I am happy to share an update of the work that the Human Health and Livelihoods team is doing. Our team consists of Chris Golden, Hervet Randriamady, Heather Kelahan, and me. And each of them will be sharing a news update soon.
Our team is seeking to answer these questions in the villages of the Bay of Ranobe, southwestern Madagascar: 1) What are people eating?; and 2) Is the seafood they are catching contributing meaningfully to their nutrition and livelihoods? We will assess people’s diets to answer the first question, and look to quantify human dietary diversity, the volume of seafood consumption, and the supply of micronutrients to the diet to assess adequacy of intake. To answer the second question, we will map the diet data and the seafood catch data to income surveys and human health indicators (e.g., stunting, wasting, hypertension, etc.). ” We will also attempt to assess how mariculture practices in the Bay contribute to food security and human health and well-being, as well as their potential interactions with natural and artificial reefs. Reaching these objectives would involve data collection through surveys.
Before the surveys can begin, I led a complete census of 12 villages in the Bay from March to June 2022. From this census, we counted 18,547 inhabitants distributed in 4,057 households and we were able to categorize 80 sources of income in all villages. The most common source of income is derived from the fishery. We have counted around 4,709 fishermen in the Bay with 75% male and 25% female.
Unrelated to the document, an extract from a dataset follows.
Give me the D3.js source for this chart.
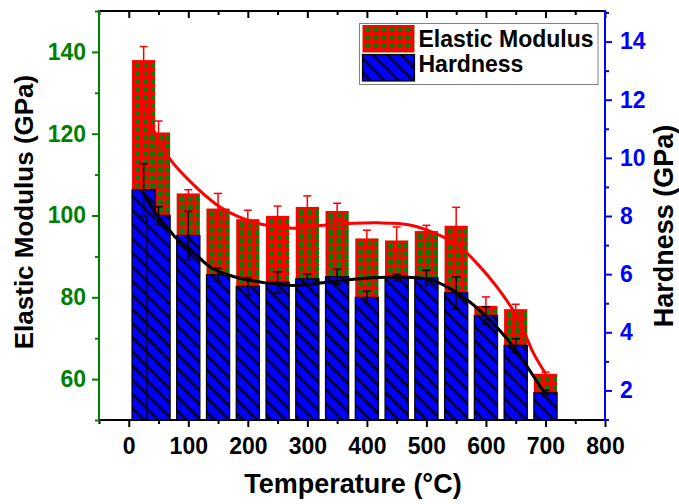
<!DOCTYPE html>
<html><head><meta charset="utf-8">
<script src="https://cdn.jsdelivr.net/npm/d3@7"></script>
<style>
html,body{margin:0;padding:0;background:#fff;}
svg{display:block;font-family:Arial,"Liberation Sans",sans-serif;font-weight:bold;}
</style></head><body>
<svg id="chart" width="679" height="504"></svg>
<script>
// ---- data ----
const temps = [25, 50, 100, 150, 200, 250, 300, 350, 400, 450, 500, 550, 600, 650, 700];
const modulus = [138.0, 120.3, 105.4, 101.7, 99.1, 99.9, 102.1, 101.1, 94.4, 93.9, 96.2, 97.5, 77.9, 77.1, 61.3];
const modulusErr = [3.3, 2.8, 0.9, 3.7, 2.2, 2.4, 2.7, 1.9, 2.0, 3.3, 1.4, 4.5, 2.2, 1.2, 0.4];
const hardness = [8.90, 8.02, 7.33, 5.98, 5.58, 5.72, 5.84, 5.91, 5.20, 5.87, 5.87, 5.36, 4.58, 3.55, 1.92];
const hardnessErr = [0.9, 0.3, 0.83, 0.23, 0.3, 0.36, 0.17, 0.26, 0.21, 0.12, 0.26, 0.55, 0.3, 0.23, 0.08];
// fitted curves
const fitModT = [25, 30, 50, 66, 106, 150, 184, 229, 276, 333, 417, 472, 528, 556, 585, 618, 652, 680, 700];
const fitModV = [128, 125, 118.4, 114.4, 107.9, 102.4, 99.7, 97.7, 96.9, 97.7, 98.2, 97.7, 94.8, 92.4, 88.3, 82.6, 75.3, 66.3, 61.4];
const fitHT = [25, 50, 69, 78, 106, 139, 179, 223, 276, 333, 388, 444, 506, 540, 573, 607, 640, 669, 696, 700];
const fitHV = [8.76, 7.96, 7.50, 7.27, 6.81, 6.21, 5.90, 5.72, 5.61, 5.72, 5.84, 5.90, 5.81, 5.50, 5.04, 4.41, 3.66, 2.83, 2.0, 1.93];
// ticks
const xMajor = [0, 100, 200, 300, 400, 500, 600, 700, 800];
const xMinor = [-50, 50, 150, 250, 350, 450, 550, 650, 750];
const yLMajor = [60, 80, 100, 120, 140];
const yLMinor = [50, 70, 90, 110, 130, 150];
const yRMajor = [2, 4, 6, 8, 10, 12, 14];
const yRMinor = [1, 3, 5, 7, 9, 11, 13, 15];
const legendLabels = ["Elastic Modulus", "Hardness"];

(function () {
const svg = d3.select("#chart");
const x = d3.scaleLinear().domain([-50, 800]).range([99, 605]);
const yL = d3.scaleLinear().domain([50, 150]).range([420, 11]);
const yR = d3.scaleLinear().domain([1, 15]).range([419.5, 12.5]);
const halfW = 19.5;
const pL = x(-50), pR = x(800), pT = yL(150), pB = yL(50);
const RED = "#FF0000", GREEN = "#008000", BLUE = "#0000FF";

const defs = svg.append("defs");
function checkPattern(id, x0, y0) {
  const p = defs.append("pattern").attr("id", id).attr("patternUnits", "userSpaceOnUse")
    .attr("x", x0).attr("y", y0).attr("width", 8).attr("height", 8);
  p.append("rect").attr("width", 8).attr("height", 8).attr("fill", RED);
  p.append("rect").attr("x", 3).attr("y", 3).attr("width", 5).attr("height", 5).attr("fill", GREEN);
}
const hp = defs.append("pattern").attr("id", "hatch").attr("patternUnits", "userSpaceOnUse")
  .attr("width", 10).attr("height", 10).attr("patternTransform", "rotate(-45)");
hp.append("rect").attr("width", 10).attr("height", 10).attr("fill", BLUE);
hp.append("line").attr("x1", 5).attr("x2", 5).attr("y1", -1).attr("y2", 11)
  .attr("stroke", "#000").attr("stroke-width", 2.3);

temps.forEach((t, i) => checkPattern("chk" + i, x(t - halfW), yL(modulus[i])));

const idx = d3.range(temps.length);
svg.append("g").selectAll("rect").data(idx).join("rect")
  .attr("x", i => x(temps[i] - halfW))
  .attr("width", i => x(temps[i] + halfW) - x(temps[i] - halfW))
  .attr("y", i => yL(modulus[i]))
  .attr("height", i => pB - yL(modulus[i]))
  .attr("fill", i => `url(#chk${i})`);

function errBars(g, vals, errs, scale, color) {
  const cap = 4;
  idx.forEach(i => {
    const cx = x(temps[i]);
    const y1 = scale(vals[i] + errs[i]), y2 = scale(vals[i] - errs[i]);
    g.append("line").attr("x1", cx).attr("x2", cx).attr("y1", y1).attr("y2", y2);
    g.append("line").attr("x1", cx - cap).attr("x2", cx + cap).attr("y1", y1).attr("y2", y1);
    g.append("line").attr("x1", cx - cap).attr("x2", cx + cap).attr("y1", y2).attr("y2", y2);
  });
  g.attr("stroke", color).attr("stroke-width", 1.5);
}
errBars(svg.append("g"), modulus, modulusErr, yL, RED);

svg.append("g").selectAll("rect").data(idx).join("rect")
  .attr("x", i => x(temps[i] - halfW))
  .attr("width", i => x(temps[i] + halfW) - x(temps[i] - halfW))
  .attr("y", i => yR(hardness[i]))
  .attr("height", i => pB - yR(hardness[i]))
  .attr("fill", "url(#hatch)")
  .attr("stroke", "#000").attr("stroke-width", 1.2);

errBars(svg.append("g"), hardness, hardnessErr, yR, "#000");

const lineMod = d3.line().x(i => x(fitModT[i])).y(i => yL(fitModV[i])).curve(d3.curveCatmullRom.alpha(0.5));
svg.append("path").attr("d", lineMod(d3.range(fitModT.length)))
  .attr("fill", "none").attr("stroke", RED).attr("stroke-width", 3);
const lineH = d3.line().x(i => x(fitHT[i])).y(i => yR(fitHV[i])).curve(d3.curveCatmullRom.alpha(0.5));
svg.append("path").attr("d", lineH(d3.range(fitHT.length)))
  .attr("fill", "none").attr("stroke", "#000").attr("stroke-width", 3);

function styleAxis(g, color, fs) {
  g.select(".domain").remove();
  g.attr("font-family", 'Arial,"Liberation Sans",sans-serif').attr("font-weight", "bold").attr("font-size", fs);
  g.selectAll(".tick line").attr("stroke", color).attr("stroke-width", 2);
  g.selectAll(".tick text").attr("fill", color);
}
styleAxis(svg.append("g").attr("transform", `translate(${pL},0)`)
  .call(d3.axisLeft(yL).tickValues(yLMajor).tickSize(7).tickPadding(6)), GREEN, 23);
styleAxis(svg.append("g").attr("transform", `translate(${pL},0)`)
  .call(d3.axisLeft(yL).tickValues(yLMinor).tickSize(4).tickFormat("")), GREEN, 23);
styleAxis(svg.append("g").attr("transform", `translate(${pR},0)`)
  .call(d3.axisRight(yR).tickValues(yRMajor).tickSize(7).tickPadding(8)), BLUE, 23);
styleAxis(svg.append("g").attr("transform", `translate(${pR},0)`)
  .call(d3.axisRight(yR).tickValues(yRMinor).tickSize(4).tickFormat("")), BLUE, 23);
styleAxis(svg.append("g").attr("transform", `translate(0,${pB})`)
  .call(d3.axisBottom(x).tickValues(xMajor).tickSize(7).tickPadding(11)), "#000", 23);
styleAxis(svg.append("g").attr("transform", `translate(0,${pB})`)
  .call(d3.axisBottom(x).tickValues(xMinor).tickSize(4).tickFormat("")), "#000", 23);
styleAxis(svg.append("g").attr("transform", `translate(0,${pT})`)
  .call(d3.axisBottom(x).tickValues(xMajor).tickSize(7).tickFormat("")), "#000", 23);
styleAxis(svg.append("g").attr("transform", `translate(0,${pT})`)
  .call(d3.axisBottom(x).tickValues(xMinor).tickSize(4).tickFormat("")), "#000", 23);

svg.append("line").attr("x1", pL).attr("x2", pR).attr("y1", pT).attr("y2", pT).attr("stroke", "#000").attr("stroke-width", 2);
svg.append("line").attr("x1", pL).attr("x2", pR).attr("y1", pB).attr("y2", pB).attr("stroke", "#000").attr("stroke-width", 2);
svg.append("line").attr("x1", pL).attr("x2", pL).attr("y1", pT - 1).attr("y2", pB + 1).attr("stroke", GREEN).attr("stroke-width", 2);
svg.append("line").attr("x1", pR).attr("x2", pR).attr("y1", pT - 1).attr("y2", pB + 1).attr("stroke", BLUE).attr("stroke-width", 2);

svg.append("text").attr("transform", "translate(32.5,212) rotate(-90)").attr("text-anchor", "middle")
  .attr("font-size", 26).attr("fill", "#000").text("Elastic Modulus (GPa)");
svg.append("text").attr("transform", "translate(673,226) rotate(-90)").attr("text-anchor", "middle")
  .attr("font-size", 27).attr("fill", "#000").text("Hardness (GPa)");
svg.append("text").attr("x", 353).attr("y", 493).attr("text-anchor", "middle")
  .attr("font-size", 27).attr("fill", "#000").text("Temperature (\u00B0C)");

const lg = svg.append("g");
lg.append("rect").attr("x", 359.5).attr("y", 23.5).attr("width", 238.5).attr("height", 61)
  .attr("fill", "#fff").attr("stroke", "#808080").attr("stroke-width", 1);
checkPattern("chkLeg", 362.5, 24);
lg.append("rect").attr("x", 362.5).attr("y", 25).attr("width", 52).attr("height", 27.5).attr("fill", "url(#chkLeg)");
lg.append("rect").attr("x", 362.5).attr("y", 54.5).attr("width", 52).attr("height", 26.5)
  .attr("fill", "url(#hatch)").attr("stroke", "#000").attr("stroke-width", 1.2);
lg.selectAll("text").data(legendLabels).join("text")
  .attr("x", 418.5).attr("y", (d, i) => i === 0 ? 46.7 : 72.3)
  .attr("font-size", 23).attr("fill", "#000").text(d => d);
})();
</script>
</body></html>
I also led the piloting of certain survey instruments, including household and individual questionnaires to collect information about the nutrition, health status, expenditure and income,... In parallel with the pilot I conducted participatory mapping of fishing areas in each village.
The team is now finalizing the questionnaires for the baseline survey and follow-up surveys that will be conducted in the communities of the Bay. This survey will allow us to capture a lot of information such as income, expenditure, health status, nutrition, coping strategies index, water and sanitation, etc. The follow up survey will be conducted simultaneously in sampled households in 12 villages around the Bay of Ranobe every 4 months during 3 years. My PhD research seeks to assess the socio-economic impact related to coral reef restoration, by integrating data across the other teams who are implementing the reef restoration, and collecting data on changes in fish diversity and abundance, and fish catch.